The process involved in the implementation of SCD Type 1 are
Identifying the new record and inserting it into the dimension table.
Identifying the changed record and updating the dimension table.
How to implement SCD1 in Hive?
Found below things and not sure how to get the complete solution:
a)we can Surrogate key using datafu.pig.hash.SHA(); in pig or
http://www.remay.com.br/blog/hdp-2-2-how-to-create-a-surrogate-key-on-hive/ in hive using row_number?
b)For change capture I can use full outer to identify new record and update record
c)To use update statement in hive we have to use transaction property+ORC Format
I want to do either in hive or pig
source and target is as below
This can be implemented in hive if you maintain history of data change adding timestamp column and use windowing function.
lead(loaded_timestamp) over partition by name order by loaded_timestamp
--- over partition by <primary_key> which differentiates data
More on windowing functions: https://cwiki.apache.org/confluence/display/Hive/LanguageManual+WindowingAndAnalytics
There are multiple ways as you have mentioned in the question. Let me explain a few in hive.
1) Full outer join :There should be primary key which will be available in the source and target which are same and help us to identify the new and updated records. After identifying it pick the columns from Left table for new and updated records and pick the columns from right table which has no update on the particular day and then overwrite the target. All this will be performed based on the flag which you will be deriving based on the primary key.

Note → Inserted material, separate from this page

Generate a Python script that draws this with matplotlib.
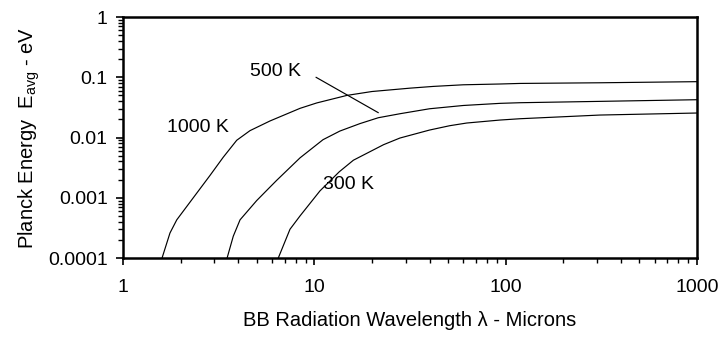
import matplotlib
matplotlib.use("Agg")
import matplotlib.pyplot as plt
from matplotlib.ticker import LogLocator, NullFormatter

# ---- data ----
x_1000 = [1.6, 1.76, 1.91, 2.33, 2.85, 3.34, 3.93, 4.61, 5.86, 8.42, 10.3, 14.8,
          20, 31.7, 41.9, 60, 93.5, 119, 311, 1000]
y_1000 = [1e-4, 2.6e-4, 4.3e-4, 1.0e-3, 2.35e-3, 4.7e-3, 9.0e-3, 0.0130, 0.0188,
          0.0305, 0.0375, 0.050, 0.058, 0.066, 0.0705, 0.075, 0.0773, 0.079, 0.081, 0.0845]

x_500 = [3.5, 3.77, 4.09, 5.0, 5.86, 6.36, 8.42, 11.1, 13.6, 17.3, 21.6, 28,
         40, 60, 93.5, 119, 311, 1000]
y_500 = [1e-4, 2.3e-4, 4.3e-4, 9.0e-4, 1.5e-3, 1.95e-3, 4.6e-3, 0.0092, 0.0128,
         0.0170, 0.0213, 0.0248, 0.0300, 0.0340, 0.0369, 0.0378, 0.0398, 0.0424]

x_300 = [6.48, 7.46, 8.42, 10.7, 13.5, 16.0, 23, 28, 40, 51, 62.6, 93.5, 119, 311, 1000]
y_300 = [1e-4, 3.0e-4, 5.0e-4, 1.3e-3, 2.7e-3, 4.2e-3, 7.6e-3, 0.0098, 0.0133, 0.0157,
         0.0174, 0.0195, 0.0205, 0.0236, 0.0255]

x_ticks = [1, 10, 100, 1000]
x_tick_labels = ["1", "10", "100", "1000"]
y_ticks = [0.0001, 0.001, 0.01, 0.1, 1]
y_tick_labels = ["0.0001", "0.001", "0.01", "0.1", "1"]

labels = ["1000 K", "500 K", "300 K"]

plt.rcParams["font.family"] = ["Liberation Sans", "DejaVu Sans"]
plt.rcParams["mathtext.fontset"] = "custom"
plt.rcParams["mathtext.rm"] = "Liberation Sans"
plt.rcParams["mathtext.it"] = "Liberation Sans:italic"

fig = plt.figure(figsize=(7.18, 3.43), dpi=100)
ax = fig.add_axes([0.1713, 0.2478, 0.7995, 0.7026])

for xs, ys in [(x_1000, y_1000), (x_500, y_500), (x_300, y_300)]:
    ax.plot(xs, ys, color="black", lw=0.85)

ax.set_xscale("log")
ax.set_yscale("log")
ax.set_xlim(1, 1000)
ax.set_ylim(0.0001, 1)

ax.set_xticks(x_ticks)
ax.set_xticklabels(x_tick_labels)
ax.set_yticks(y_ticks)
ax.set_yticklabels(y_tick_labels)
ax.xaxis.set_minor_locator(LogLocator(base=10, subs=range(2, 10)))
ax.yaxis.set_minor_locator(LogLocator(base=10, subs=range(2, 10)))
ax.xaxis.set_minor_formatter(NullFormatter())
ax.yaxis.set_minor_formatter(NullFormatter())

ax.tick_params(axis="both", which="major", direction="out", length=5, width=1.2,
               labelsize=14)
ax.tick_params(axis="x", which="major", pad=10)
ax.tick_params(axis="y", which="major", pad=6)
ax.tick_params(axis="both", which="minor", direction="out", length=3.5, width=1.0)

for s in ax.spines.values():
    s.set_linewidth(1.8)
    s.set_color("black")

ax.set_xlabel("BB Radiation Wavelength \u03bb - Microns", fontsize=14.5, labelpad=11)
ax.set_ylabel("Planck Energy  E$_{\\mathrm{avg}}$ - eV", fontsize=14.5, labelpad=4)

# curve labels
ax.text(1.70, 0.0144, labels[0], fontsize=14, ha="left", va="center")
ax.text(4.61, 0.127, labels[1], fontsize=14, ha="left", va="center")
ax.text(11.1, 0.00163, labels[2], fontsize=14, ha="left", va="center")
ax.annotate("", xy=(21.6, 0.0258), xytext=(10.2, 0.1),
            arrowprops=dict(arrowstyle="-", color="black", lw=0.85,
                            shrinkA=0, shrinkB=0))

fig.savefig("out.png", dpi=100)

2) Your target is not necessarily to be in ORC format. You can even use any other native formats as well but you may need to truncate the target table before overwriting it by following the above approach in 2 steps. After performing full outer join load your data into a stage table and then ovewrite the target with you stage table data. By this way you can use any kind of file formats and not neccessarily to be in ORC.